"They all said don't give up"

Tue, Aug 14, 2012, 01:00

   

OUR HEALTH EXPERIENCE: ANGELA BOLTON/ROBERT BOLTON

MY LIFE has been in a holding pattern since my husband, Robert, had a cardiac arrest in hospital last October, a day after having surgery to remove a small section of cancerous oesophagus.

It was devastating. He was in ICU at St James’s Hospital in Dublin, and heavily sedated. After two weeks he was moved to an acute ward, where he has remained since, slowly progressing from a coma to minimally conscious – officially called “disorder of consciousness”.

In January we were told that the best we could hope for was that he would be made comfortable, his disability managed and we should not hold out much hope for a meaningful recovery.

I go in to him every day, twice a day. I try not to over-interpret signs of improvement but myself and other family members have noticed definite progress.

If he is asleep he wakes up when I go in and talk to him. He opens his eyes a little when I say “Hello sweetheart, how’s it going?” And when I touch his face, he will wake up completely.

He is hoisted out of bed with a sling and put in a wheelchair for five or six hours a day. I bring him outside if possible but if it’s rainy we stay in and I’ll give him a massage, play guitar, do passive physiotherapy or read to him. Sometimes we just sit together and do nothing.

It was our wedding anniversary on April 18th and when I read him a card we got from my sister, he started to sob. His stomach was heaving and the tears were pouring out of him.

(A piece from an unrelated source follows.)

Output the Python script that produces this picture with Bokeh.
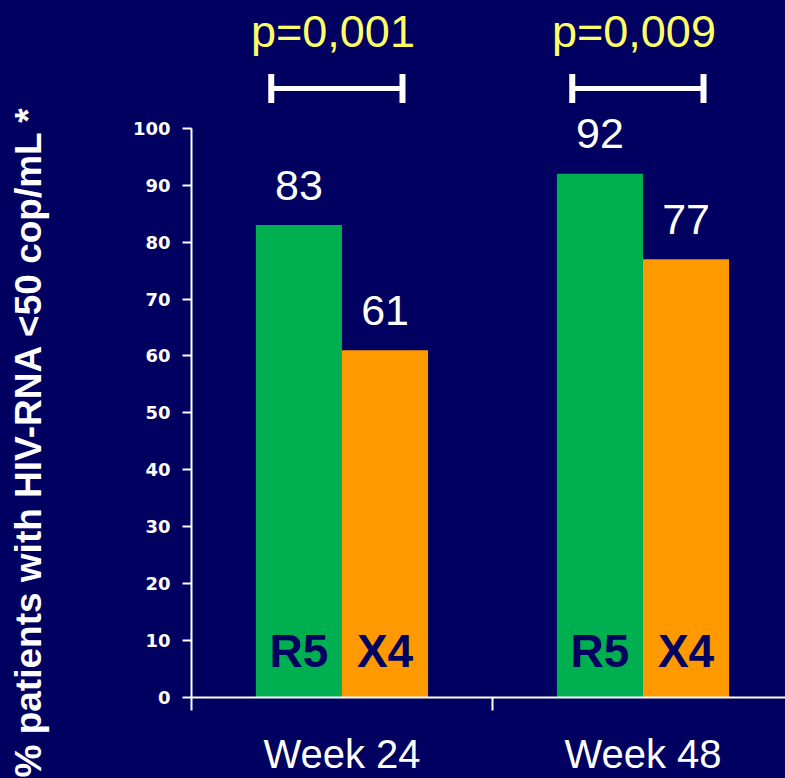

I had never seen that before and I ran out to the nurses, thinking, “He’s upset – this is good, but I don’t like seeing it.” This was just after he had been inadvertently off his medication for five days, when a line fractured, and during that time he seemed to be getting more alert. He would look at people who said his name and he was holding his head up more.

I had been advised Robert needed long-term care until he could be given a 15-day Smart (Sensory Modality Assessment and Rehabilitation Technique) assessment in the National Rehabilitation Hospital (NRH) in Dún Laoghaire, Co Dublin, for which there was a 12-month wait. Because he was 66, he was precluded from any other neuro-rehabilitation centre and a care of the elderly facility was the only option.